If the mother has anxiety and depression at the time of conception through the first year of the baby’s life, it is likely to result in negative developmental outcomes for the baby. These findings were published in the Journal of American Medical Association (Pediatrics).
— JAMA Pediatrics (@JAMAPediatrics) September 14, 2020
Why this is so significant? Because this means that this can affect thousands of women and children in the world. According to data, nearly 15% to 23% of women worldwide experience anxiety during pregnancy, while 15% deal with anxiety after childbirth. Else than this 15 percent women suffer from postpartum depression and 10 percent have depression during pregnancy. Women who are poor or are teen mothers have it even worse.
Studies have shown that for a child, the time since the beginning of conception, pregnancy, birth, and first year of their life is extremely important. Changes and exposures during these periods directly affect their development. One of these exposures is the mental health of the mother.
A woman suffering from anxiety and depression can directly affect the child’s language, cognition, and even motor development. Mother’s mental health can cause these children to internalize their negative feelings or target them towards others. Children suffering from this conundrum, often react with more negative emotions and have difficult temperaments through their adolescence.

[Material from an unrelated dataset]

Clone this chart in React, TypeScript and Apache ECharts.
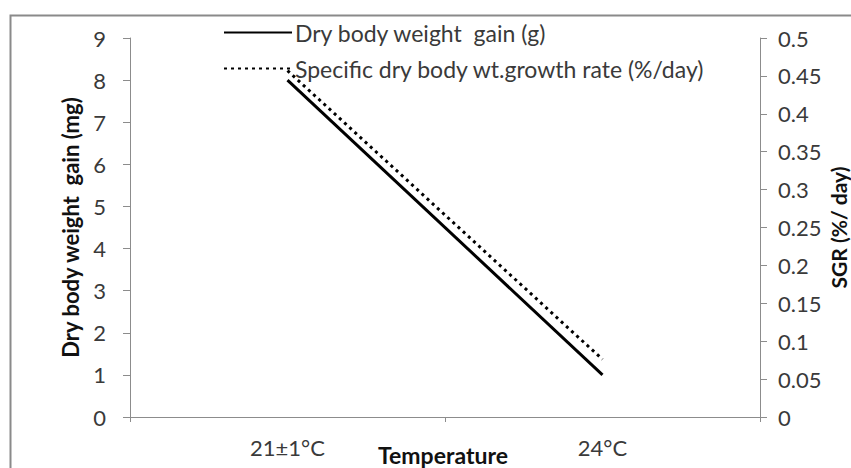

Previously, the relationship between a woman’s mental health during this time and her child’s development have been extensively studied but the long-term effects of depression and anxiety at different stages of motherhood on a range of developmental functions from infancy through adolescence, have not been examined.
The researchers in the new study, studied the association of a mother’s depression and anxiety with social-emotional, cognitive, language, motor and adaptive behavior development in children from infancy up to age eighteen. They also tried to evaluate if the timing of depression and anxiety, type of mental illness and age of the children affected the findings.

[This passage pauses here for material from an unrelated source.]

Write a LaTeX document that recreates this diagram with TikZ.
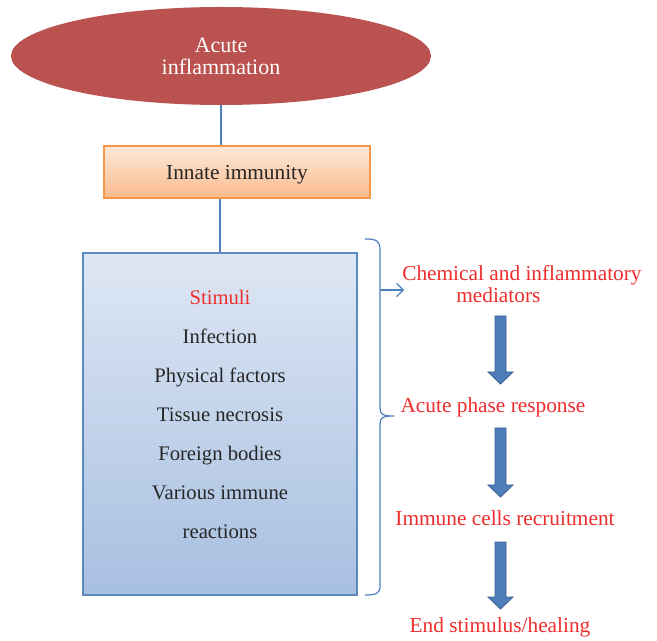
\documentclass[tikz,border=0pt]{standalone}
\usepackage{fontspec}
\setmainfont{Liberation Serif}
\usetikzlibrary{calc,shapes,arrows.meta}

\definecolor{inflamred}{RGB}{186,82,79}
\definecolor{linkblue}{RGB}{79,129,189}
\definecolor{arrowblue}{RGB}{79,125,185}
\definecolor{arrowedge}{RGB}{58,98,150}
\definecolor{stepred}{RGB}{238,45,45}
\definecolor{textgray}{RGB}{38,38,38}
\definecolor{orangetop}{RGB}{253,233,217}
\definecolor{orangebot}{RGB}{249,186,140}
\definecolor{orangeedge}{RGB}{247,150,70}
\definecolor{bluetop}{RGB}{222,231,244}
\definecolor{bluebot}{RGB}{167,191,225}
\definecolor{blueedge}{RGB}{95,135,192}

\tikzset{
  link/.style={draw=linkblue, line width=0.9pt},
  redlabel/.style={text=stepred, inner sep=0pt,
    font=\fontsize{16}{16.5}\selectfont},
  blockarrow/.style={fill=arrowblue, draw=arrowedge, line width=0.6pt}
}

\begin{document}
\begin{tikzpicture}[x=0.75pt,y=-0.75pt]
  \useasboundingbox[fill=white] (0,0) rectangle (657,641);

  % left column
  \node[ellipse, fill=inflamred, text=white, inner sep=0pt,
    minimum width=315pt, minimum height=73.5pt, align=center,
    font=\fontsize{16.5}{16.5}\selectfont] (acute) at (221,56)
    {Acute\\inflammation};
  \node[draw=orangeedge, line width=1pt, top color=orangetop,
    bottom color=orangebot, minimum width=199.5pt, minimum height=39pt,
    text depth=0pt, text=textgray, font=\fontsize{16}{18}\selectfont]
    (innate) at (237,172) {Innate immunity};
  \node[draw=blueedge, line width=1.1pt, top color=bluetop,
    bottom color=bluebot, minimum width=205.5pt,
    minimum height=256.5pt] (stimuli) at (220,424) {};
  \node[align=center, text=textgray, inner sep=0pt,
    font=\fontsize{15.5}{29.25}\selectfont] (stimlist) at (220,414)
    {\textcolor{stepred}{Stimuli}\\Infection\\Physical factors\\
     Tissue necrosis\\Foreign bodies\\Various immune\\reactions};

  \draw[link] (acute.south) -- (acute.south |- innate.north);
  \draw[link] (innate.south -| stimuli.north) -- (stimuli.north);

  % brace and right column
  \draw[link] (365,239) .. controls (377,239) and (380,241) .. (380,250)
    -- (380,408) .. controls (380,414) and (382,416) .. (394,416)
    .. controls (382,416) and (380,418) .. (380,424)
    -- (380,586) .. controls (380,593) and (377,595) .. (365,595);
  \coordinate (bracemid) at (380,290);
  \coordinate (chemin) at (404,290);
  \draw[link, -{Straight Barb[length=5pt,width=10pt]}] (bracemid) -- (chemin);

  \node[redlabel, anchor=west, align=left] (chem) at (402,284)
    {Chemical and inflammatory\\\hspace*{40.5pt}mediators};
  \node[redlabel] (phase) at (493,407) {Acute phase response};
  \node[redlabel] (recruit) at (505,518) {Immune cells recruitment};
  \node[redlabel] (healing) at (500,627) {End stimulus/healing};

  \foreach \top/\tip in {316/384,428/497,542/609}
    \draw[blockarrow] (495,\top) -- (506,\top) -- (506,\tip-12)
      -- (513,\tip-12) -- (500.5,\tip) -- (488,\tip-12)
      -- (495,\tip-12) -- cycle;
\end{tikzpicture}
\end{document}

For this purpose, 195751 healthy mother-child pairs from 191 studies based in the United Kingdom, the United States, the Netherlands, Australia, Canada and Norway were included in the study. The symptoms of the mother’s mental health were either diagnosed and self-reported whereas the children’s development was also self-reported.

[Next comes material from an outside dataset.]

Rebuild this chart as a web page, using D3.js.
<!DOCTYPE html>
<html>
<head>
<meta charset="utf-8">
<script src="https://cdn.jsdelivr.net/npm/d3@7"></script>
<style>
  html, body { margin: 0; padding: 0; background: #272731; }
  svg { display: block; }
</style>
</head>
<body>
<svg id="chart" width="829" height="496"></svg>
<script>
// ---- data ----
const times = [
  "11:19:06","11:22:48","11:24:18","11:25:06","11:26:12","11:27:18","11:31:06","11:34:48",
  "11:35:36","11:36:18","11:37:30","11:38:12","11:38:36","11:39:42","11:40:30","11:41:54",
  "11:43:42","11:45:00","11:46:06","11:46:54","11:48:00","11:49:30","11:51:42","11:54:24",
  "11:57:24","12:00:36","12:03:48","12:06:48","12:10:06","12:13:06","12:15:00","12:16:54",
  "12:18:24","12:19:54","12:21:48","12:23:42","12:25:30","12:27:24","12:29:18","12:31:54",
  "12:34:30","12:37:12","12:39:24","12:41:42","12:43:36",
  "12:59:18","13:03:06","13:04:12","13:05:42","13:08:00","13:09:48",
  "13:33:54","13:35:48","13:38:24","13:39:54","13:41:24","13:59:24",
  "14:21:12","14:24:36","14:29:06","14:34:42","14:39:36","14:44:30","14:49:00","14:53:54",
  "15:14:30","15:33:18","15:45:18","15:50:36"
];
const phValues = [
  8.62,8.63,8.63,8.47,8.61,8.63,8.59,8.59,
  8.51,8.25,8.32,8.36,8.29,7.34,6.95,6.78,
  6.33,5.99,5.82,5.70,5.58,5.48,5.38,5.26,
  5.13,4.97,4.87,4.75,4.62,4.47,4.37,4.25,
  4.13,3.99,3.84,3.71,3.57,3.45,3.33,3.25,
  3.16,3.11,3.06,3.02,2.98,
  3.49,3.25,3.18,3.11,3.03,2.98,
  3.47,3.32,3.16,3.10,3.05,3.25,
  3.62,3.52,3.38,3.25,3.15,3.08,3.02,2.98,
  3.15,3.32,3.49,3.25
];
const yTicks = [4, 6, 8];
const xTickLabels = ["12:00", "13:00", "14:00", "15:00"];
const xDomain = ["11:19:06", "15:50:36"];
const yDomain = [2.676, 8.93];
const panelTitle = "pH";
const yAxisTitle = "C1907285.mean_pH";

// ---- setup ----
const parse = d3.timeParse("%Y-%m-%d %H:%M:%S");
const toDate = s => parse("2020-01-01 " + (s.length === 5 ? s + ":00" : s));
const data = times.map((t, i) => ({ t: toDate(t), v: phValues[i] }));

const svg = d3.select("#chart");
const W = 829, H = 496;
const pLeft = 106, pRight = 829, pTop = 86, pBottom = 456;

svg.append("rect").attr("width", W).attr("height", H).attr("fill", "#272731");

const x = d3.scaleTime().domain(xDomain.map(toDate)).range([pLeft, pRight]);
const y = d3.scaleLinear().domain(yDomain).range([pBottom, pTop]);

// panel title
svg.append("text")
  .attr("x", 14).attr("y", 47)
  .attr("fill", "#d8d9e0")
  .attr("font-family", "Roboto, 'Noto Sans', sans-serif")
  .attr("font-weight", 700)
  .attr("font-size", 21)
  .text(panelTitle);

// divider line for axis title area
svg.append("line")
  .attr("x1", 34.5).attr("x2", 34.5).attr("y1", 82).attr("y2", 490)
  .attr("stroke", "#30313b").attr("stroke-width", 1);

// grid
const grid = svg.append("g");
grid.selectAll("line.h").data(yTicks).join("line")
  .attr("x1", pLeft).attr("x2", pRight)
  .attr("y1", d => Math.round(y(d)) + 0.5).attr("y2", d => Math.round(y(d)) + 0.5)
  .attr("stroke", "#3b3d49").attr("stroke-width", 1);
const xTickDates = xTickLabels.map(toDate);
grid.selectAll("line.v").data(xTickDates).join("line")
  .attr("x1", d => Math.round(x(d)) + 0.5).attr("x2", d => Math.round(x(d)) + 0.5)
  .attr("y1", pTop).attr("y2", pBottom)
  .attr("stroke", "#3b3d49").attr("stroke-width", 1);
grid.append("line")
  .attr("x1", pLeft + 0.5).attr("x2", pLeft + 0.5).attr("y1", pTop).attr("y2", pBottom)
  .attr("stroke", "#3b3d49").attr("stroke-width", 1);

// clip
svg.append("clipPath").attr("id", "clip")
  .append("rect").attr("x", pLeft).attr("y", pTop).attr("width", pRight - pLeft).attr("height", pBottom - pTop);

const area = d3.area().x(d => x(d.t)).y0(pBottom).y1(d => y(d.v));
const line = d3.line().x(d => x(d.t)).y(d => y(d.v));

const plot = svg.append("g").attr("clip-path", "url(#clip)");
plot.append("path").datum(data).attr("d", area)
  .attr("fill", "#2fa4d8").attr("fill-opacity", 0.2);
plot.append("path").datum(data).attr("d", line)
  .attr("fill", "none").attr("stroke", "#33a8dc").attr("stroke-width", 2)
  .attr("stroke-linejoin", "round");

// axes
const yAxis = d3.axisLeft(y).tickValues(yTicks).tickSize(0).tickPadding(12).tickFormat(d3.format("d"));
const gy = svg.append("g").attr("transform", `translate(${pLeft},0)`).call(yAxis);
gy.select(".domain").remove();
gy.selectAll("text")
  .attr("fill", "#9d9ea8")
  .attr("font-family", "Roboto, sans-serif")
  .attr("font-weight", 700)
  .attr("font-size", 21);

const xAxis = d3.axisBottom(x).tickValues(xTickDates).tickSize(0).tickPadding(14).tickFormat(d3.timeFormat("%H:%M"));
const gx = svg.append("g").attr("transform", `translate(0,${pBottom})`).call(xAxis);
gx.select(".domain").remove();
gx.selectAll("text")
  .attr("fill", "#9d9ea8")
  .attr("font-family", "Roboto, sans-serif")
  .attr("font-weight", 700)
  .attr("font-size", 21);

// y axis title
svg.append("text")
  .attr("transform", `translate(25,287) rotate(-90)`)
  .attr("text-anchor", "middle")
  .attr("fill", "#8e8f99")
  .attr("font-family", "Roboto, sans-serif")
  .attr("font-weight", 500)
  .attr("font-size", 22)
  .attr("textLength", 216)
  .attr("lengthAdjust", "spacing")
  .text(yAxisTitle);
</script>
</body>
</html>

They found that depression and anxiety in the perinatal (from conception to first year of life) period had small-to-moderate associations with deficits in social-emotional behavior development through adolescence, such as peer problems, a lack of prosocial behaviors and attachment and emotional dysregulation.
As to why a mother’s mental health might influence her offspring’s development, the researchers suggest that it might be dependent on what happens to the baby while in the womb and interactions after birth.Anxiety and depression during pregnancy could expose the fetus to increased concentrations of the stress hormone cortisol, leading to changes in brain function and reducing the flow of blood, oxygen and nutrients.
The study also explains that the neurocognitive changes that prepare mothers to be able to sensitively respond to their infants could also be hampered by experiencing depression and anxiety during pregnancy. If a mother is depressed, she might not be able to respond to the cues given by the baby. This could mean that the mother and child may not be able to bond as well as they should.
The authors lacked details about individual, family and social factors that could have affected the mothers’ mental health and their children’s development, said the study’s senior author Delyse Hutchinson, an associate professor in the school of psychology at the Centre for Early Social and Emotional Development at Deakin University in Australia.